# SUPPLIED INFORMATION
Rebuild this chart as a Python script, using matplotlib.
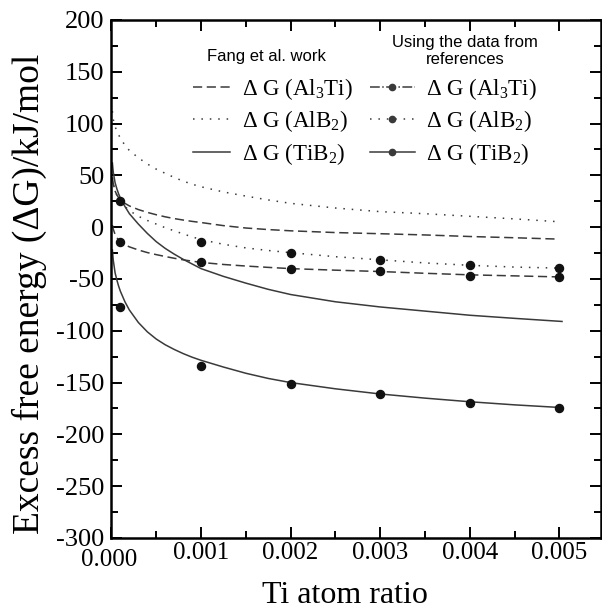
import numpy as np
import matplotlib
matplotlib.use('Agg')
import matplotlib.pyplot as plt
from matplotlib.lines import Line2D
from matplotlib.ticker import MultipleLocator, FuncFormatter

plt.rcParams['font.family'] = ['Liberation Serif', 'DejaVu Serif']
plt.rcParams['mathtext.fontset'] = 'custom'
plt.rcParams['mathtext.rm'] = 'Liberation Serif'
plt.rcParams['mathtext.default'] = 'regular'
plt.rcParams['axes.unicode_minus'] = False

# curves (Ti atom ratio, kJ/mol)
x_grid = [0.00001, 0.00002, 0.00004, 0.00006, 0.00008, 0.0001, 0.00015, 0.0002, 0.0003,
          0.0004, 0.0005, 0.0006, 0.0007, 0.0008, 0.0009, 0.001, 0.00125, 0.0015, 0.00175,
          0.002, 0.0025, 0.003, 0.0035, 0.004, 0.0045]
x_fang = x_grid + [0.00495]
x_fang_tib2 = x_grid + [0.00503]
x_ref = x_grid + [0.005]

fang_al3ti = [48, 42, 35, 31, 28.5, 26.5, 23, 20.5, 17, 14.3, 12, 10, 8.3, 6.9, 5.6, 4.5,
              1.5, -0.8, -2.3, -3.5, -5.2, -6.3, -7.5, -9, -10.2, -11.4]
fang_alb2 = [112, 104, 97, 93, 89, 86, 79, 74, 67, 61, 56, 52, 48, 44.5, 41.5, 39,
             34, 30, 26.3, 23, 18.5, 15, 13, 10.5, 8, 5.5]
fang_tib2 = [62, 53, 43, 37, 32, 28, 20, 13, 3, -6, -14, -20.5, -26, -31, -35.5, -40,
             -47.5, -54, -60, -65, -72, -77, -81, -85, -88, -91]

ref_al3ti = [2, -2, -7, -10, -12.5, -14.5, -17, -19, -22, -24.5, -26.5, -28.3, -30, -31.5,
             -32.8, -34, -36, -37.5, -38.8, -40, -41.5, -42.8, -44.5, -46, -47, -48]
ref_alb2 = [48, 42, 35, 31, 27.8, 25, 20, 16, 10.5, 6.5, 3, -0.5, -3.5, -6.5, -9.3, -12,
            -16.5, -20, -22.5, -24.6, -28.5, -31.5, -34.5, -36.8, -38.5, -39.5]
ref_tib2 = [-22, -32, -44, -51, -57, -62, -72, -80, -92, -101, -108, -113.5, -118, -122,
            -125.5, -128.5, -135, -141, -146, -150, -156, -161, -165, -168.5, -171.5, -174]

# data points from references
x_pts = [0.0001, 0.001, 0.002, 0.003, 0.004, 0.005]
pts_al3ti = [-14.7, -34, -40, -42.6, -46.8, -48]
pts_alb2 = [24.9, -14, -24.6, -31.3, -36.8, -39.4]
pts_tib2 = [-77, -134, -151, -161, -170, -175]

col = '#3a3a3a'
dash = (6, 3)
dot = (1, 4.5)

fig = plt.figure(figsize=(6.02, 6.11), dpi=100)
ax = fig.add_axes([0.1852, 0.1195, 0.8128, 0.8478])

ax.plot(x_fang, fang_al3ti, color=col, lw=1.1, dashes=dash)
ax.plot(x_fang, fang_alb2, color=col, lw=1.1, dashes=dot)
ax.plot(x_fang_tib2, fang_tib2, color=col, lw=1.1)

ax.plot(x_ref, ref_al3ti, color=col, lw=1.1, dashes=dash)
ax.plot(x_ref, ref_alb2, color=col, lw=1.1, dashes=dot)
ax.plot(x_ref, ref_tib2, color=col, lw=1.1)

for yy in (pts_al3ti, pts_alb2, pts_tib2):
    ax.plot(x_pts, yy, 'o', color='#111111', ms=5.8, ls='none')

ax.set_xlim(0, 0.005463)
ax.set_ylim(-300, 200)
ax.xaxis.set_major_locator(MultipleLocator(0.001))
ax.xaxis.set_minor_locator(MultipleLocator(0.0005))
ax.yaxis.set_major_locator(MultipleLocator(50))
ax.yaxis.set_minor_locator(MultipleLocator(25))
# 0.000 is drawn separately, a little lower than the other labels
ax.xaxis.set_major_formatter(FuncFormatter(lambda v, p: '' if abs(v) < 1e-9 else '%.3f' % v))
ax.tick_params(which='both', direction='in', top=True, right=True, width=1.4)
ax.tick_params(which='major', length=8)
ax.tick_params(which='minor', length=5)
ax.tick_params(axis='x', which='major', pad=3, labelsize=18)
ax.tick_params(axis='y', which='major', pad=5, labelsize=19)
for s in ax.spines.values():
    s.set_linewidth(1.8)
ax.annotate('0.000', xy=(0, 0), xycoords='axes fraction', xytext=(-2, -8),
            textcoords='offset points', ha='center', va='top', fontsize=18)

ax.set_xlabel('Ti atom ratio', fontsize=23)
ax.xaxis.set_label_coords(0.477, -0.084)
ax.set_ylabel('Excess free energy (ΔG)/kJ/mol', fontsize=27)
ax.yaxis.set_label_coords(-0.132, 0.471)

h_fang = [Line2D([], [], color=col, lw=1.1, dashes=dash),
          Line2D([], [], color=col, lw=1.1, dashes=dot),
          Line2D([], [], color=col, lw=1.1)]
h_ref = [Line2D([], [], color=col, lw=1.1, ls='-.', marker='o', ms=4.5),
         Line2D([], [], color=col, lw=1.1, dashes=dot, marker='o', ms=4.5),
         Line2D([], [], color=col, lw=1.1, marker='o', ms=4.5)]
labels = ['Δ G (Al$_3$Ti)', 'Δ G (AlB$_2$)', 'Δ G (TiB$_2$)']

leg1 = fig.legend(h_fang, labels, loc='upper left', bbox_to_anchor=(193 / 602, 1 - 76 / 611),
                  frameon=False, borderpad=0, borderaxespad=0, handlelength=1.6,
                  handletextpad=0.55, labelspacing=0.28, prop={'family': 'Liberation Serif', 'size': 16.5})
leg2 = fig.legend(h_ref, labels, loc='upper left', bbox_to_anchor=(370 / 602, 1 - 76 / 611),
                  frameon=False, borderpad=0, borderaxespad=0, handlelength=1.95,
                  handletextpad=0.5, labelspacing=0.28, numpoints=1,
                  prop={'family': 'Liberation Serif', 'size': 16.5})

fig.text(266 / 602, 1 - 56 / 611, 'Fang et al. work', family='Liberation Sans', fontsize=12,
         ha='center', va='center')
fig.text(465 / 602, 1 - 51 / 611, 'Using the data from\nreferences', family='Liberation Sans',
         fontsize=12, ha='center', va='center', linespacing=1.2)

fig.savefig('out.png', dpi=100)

# WHAT NEEDS TO BE DONE
Pictures stay out. Repeat only the lines from the beginning of the data through the line that has "from matplotlib.ticker import".

# REPLY TO THE TASK
Rebuild this chart as a Python script, using matplotlib.
import numpy as np
import matplotlib
matplotlib.use('Agg')
import matplotlib.pyplot as plt
from matplotlib.lines import Line2D
from matplotlib.ticker import MultipleLocator, FuncFormatter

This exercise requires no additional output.